Authorities stated a whopping $25 million worth of drugs were seized form within the tunnel over the weekend. Fox News reports that among the drugs were “1,762 pounds of cocaine, 165 pounds of meth, and 3.5 pounds of heroin.”

Authorities found the tunnel after surveilling a truck that was going to and from the warehouse with large boxes. “In a span of a few hours, agents watched five vehicles come and go from the stash house and this warehouse, we allege that the defendants were driving into the garage and loading or dropping off cardboard boxes full of drugs to further the movement or distribution of drugs throughout the United States, the federal agents were watching the whole time,” Grossman said.

After raiding the warehouse, authorities found no other drugs, but did spot the tunnel opening carved onto the floor.

“There is no more light at the end of this narco-tunnel,” Grossman said. “We will take down every subterranean smuggling route we find to keep illicit drugs from reaching our streets and destroying our families and communities.”

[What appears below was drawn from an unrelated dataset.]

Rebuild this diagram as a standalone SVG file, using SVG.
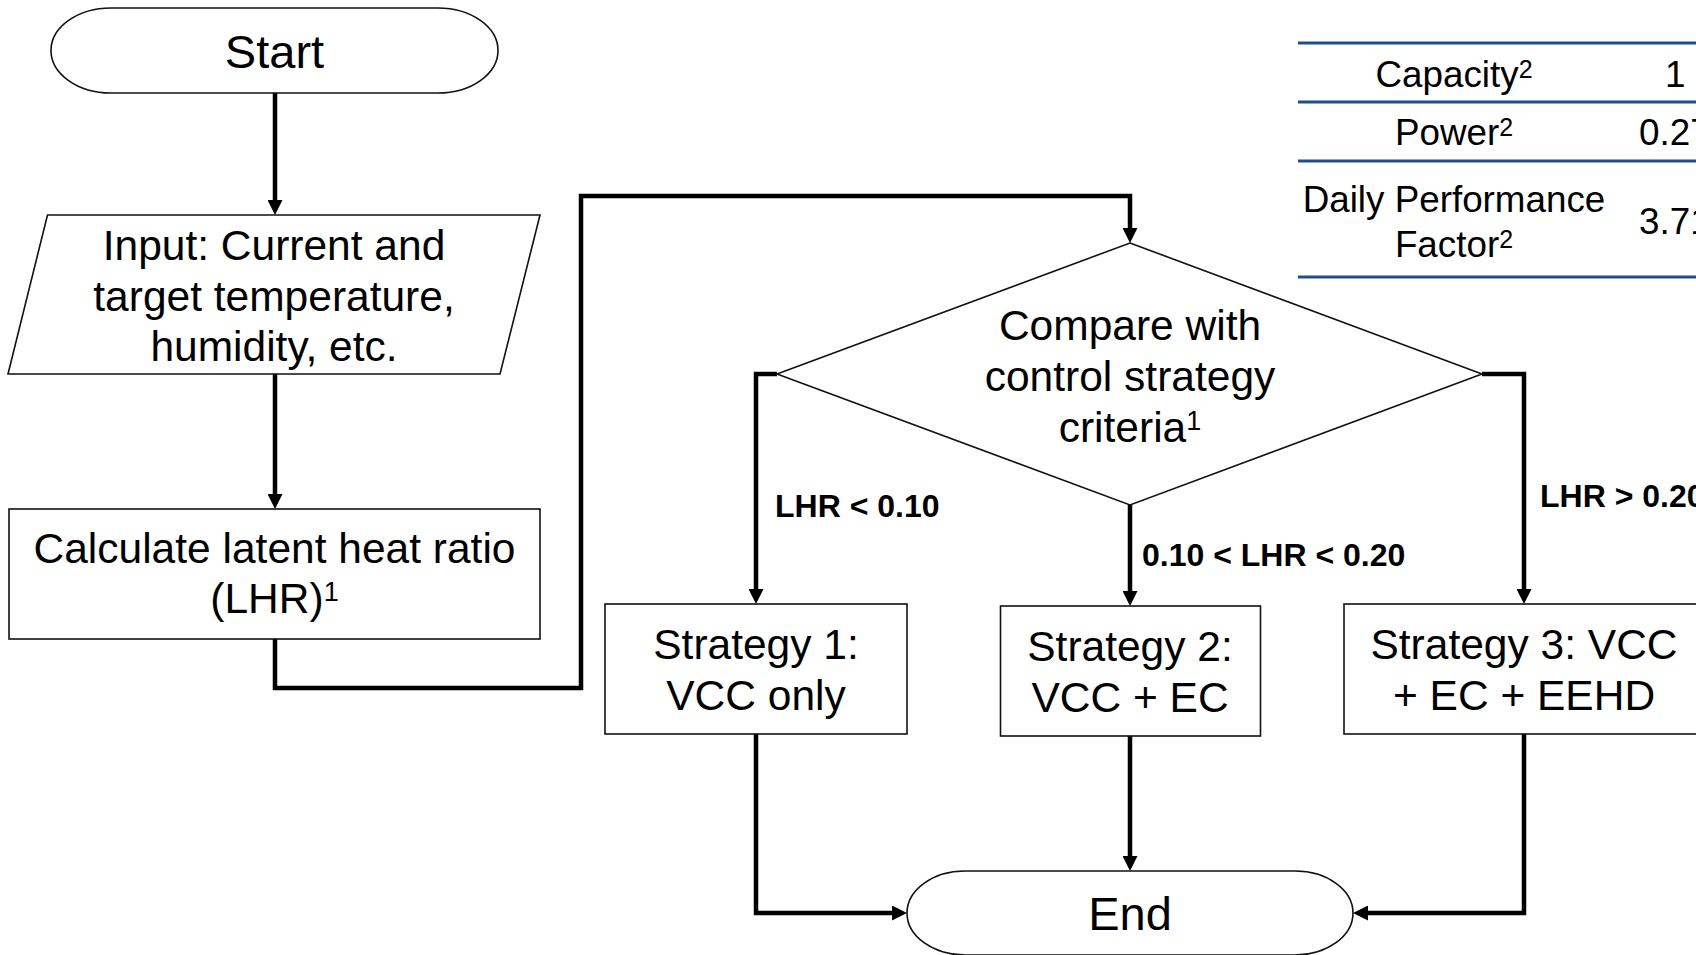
<svg xmlns="http://www.w3.org/2000/svg" width="1696" height="955" viewBox="0 0 1696 955">
<style>
  .shape { fill: #ffffff; stroke: #111111; stroke-width: 1.6; }
  .conn { fill: none; stroke: #000000; stroke-width: 4.5; stroke-linejoin: miter; stroke-linecap: butt; }
  .txt { font-family: "Liberation Sans", Arial, sans-serif; font-size: 42.5px; fill: #000000; text-anchor: middle; }
  .term { font-size: 47px; }
  .lbl { font-family: "Liberation Sans", Arial, sans-serif; font-size: 32px; font-weight: bold; fill: #000000; }
  .tab { font-family: "Liberation Sans", Arial, sans-serif; font-size: 36.8px; fill: #000000; }
  .tline { stroke: #1F4E8A; stroke-width: 2.8; }
  .sup { font-size: 27px; }
  .tsup { font-size: 25px; }
</style>
<defs>
  <marker id="arrow" viewBox="0 0 15 15" markerWidth="15" markerHeight="15" markerUnits="userSpaceOnUse" refX="1" refY="7.5" orient="auto">
    <path d="M0,0 L15,7.5 L0,15 Z" fill="#000000"/>
  </marker>
</defs>

<g id="table">
  <line class="tline" x1="1298" y1="43" x2="1700" y2="43"/>
  <line class="tline" x1="1298" y1="102" x2="1700" y2="102"/>
  <line class="tline" x1="1298" y1="161" x2="1700" y2="161"/>
  <line class="tline" x1="1298" y1="277" x2="1700" y2="277"/>
  <text class="tab" x="1454" y="87" text-anchor="middle">Capacity<tspan class="tsup" dy="-9">2</tspan></text>
  <text class="tab" x="1454" y="145" text-anchor="middle">Power<tspan class="tsup" dy="-9">2</tspan></text>
  <text class="tab" x="1454" y="212" text-anchor="middle">Daily Performance</text>
  <text class="tab" x="1454" y="257" text-anchor="middle">Factor<tspan class="tsup" dy="-9">2</tspan></text>
  <text class="tab" x="1665" y="87">1</text>
  <text class="tab" x="1639" y="145">0.27</text>
  <text class="tab" x="1639" y="234">3.71</text>
</g>

<g id="connectors">
  <path class="conn" d="M275,93 V201" marker-end="url(#arrow)"/>
  <path class="conn" d="M275,374 V495" marker-end="url(#arrow)"/>
  <path class="conn" d="M275,639 V688 H581 V196 H1130 V229" marker-end="url(#arrow)"/>
  <path class="conn" d="M777,374 H756 V590" marker-end="url(#arrow)"/>
  <path class="conn" d="M1130,505 V592" marker-end="url(#arrow)"/>
  <path class="conn" d="M1482,374 H1524 V590" marker-end="url(#arrow)"/>
  <path class="conn" d="M756,734 V913 H893" marker-end="url(#arrow)"/>
  <path class="conn" d="M1130,736 V857" marker-end="url(#arrow)"/>
  <path class="conn" d="M1524,734 V913 H1367" marker-end="url(#arrow)"/>
  <text class="lbl" x="775" y="517">LHR &lt; 0.10</text>
  <text class="lbl" x="1142" y="566">0.10 &lt; LHR &lt; 0.20</text>
  <text class="lbl" x="1540" y="507">LHR &gt; 0.20</text>
</g>

<g id="start">
  <path class="shape" d="M111,8 H438 A60,42.5 0 0 1 438,93 H111 A60,42.5 0 0 1 111,8 Z"/>
  <text class="txt term" x="274.5" y="67.5">Start</text>
</g>

<g id="input">
  <polygon class="shape" points="47.5,215 540,215 500,374 8,374"/>
  <text class="txt" x="274" y="260">Input: Current and</text>
  <text class="txt" x="274" y="310.5">target temperature,</text>
  <text class="txt" x="274" y="361">humidity, etc.</text>
</g>

<g id="calculate">
  <rect class="shape" x="9" y="509" width="531" height="130"/>
  <text class="txt" x="274.5" y="563">Calculate latent heat ratio</text>
  <text class="txt" x="274.5" y="613">(LHR)<tspan class="sup" dy="-12">1</tspan></text>
</g>

<g id="compare">
  <polygon class="shape" points="1130,243 1482,374 1130,505 777,374"/>
  <text class="txt" x="1130" y="340">Compare with</text>
  <text class="txt" x="1130" y="391">control strategy</text>
  <text class="txt" x="1130" y="442">criteria<tspan class="sup" dy="-12">1</tspan></text>
</g>

<g id="strategy1">
  <rect class="shape" x="605" y="604" width="302" height="130"/>
  <text class="txt" x="756" y="659">Strategy 1:</text>
  <text class="txt" x="756" y="710">VCC only</text>
</g>

<g id="strategy2">
  <rect class="shape" x="1000.5" y="606" width="260" height="130"/>
  <text class="txt" x="1130" y="661">Strategy 2:</text>
  <text class="txt" x="1130" y="712">VCC + EC</text>
</g>

<g id="strategy3">
  <rect class="shape" x="1344" y="604" width="360" height="130"/>
  <text class="txt" x="1524" y="659">Strategy 3: VCC</text>
  <text class="txt" x="1524" y="710">+ EC + EEHD</text>
</g>

<g id="end">
  <path class="shape" d="M965,871 H1295 A58,42 0 0 1 1295,955 H965 A58,42 0 0 1 965,871 Z"/>
  <text class="txt term" x="1130" y="930">End</text>
</g>
</svg>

Fox News reports six California residents, aged 21 to 55, were arrested and charged with conspiring to distribute cocaine, meth, and heroin. “Together with the Mexican government, we have been collaborating in trying to eradicate these tunnels, which should not exist because that is where a lot of crime happens, and a lot of the suffering that we see,” U.S. Ambassador to Mexico Ken Salazar told the news outlet Zeta. “This needs to stop.”

Fox News adds “authorities said that drug-smuggling tunnels are not uncommon. They are usually used by drug smugglers to evade authorities and transport a large quantity of drugs. More than 15 tunnels have been found since 2006, officials said.”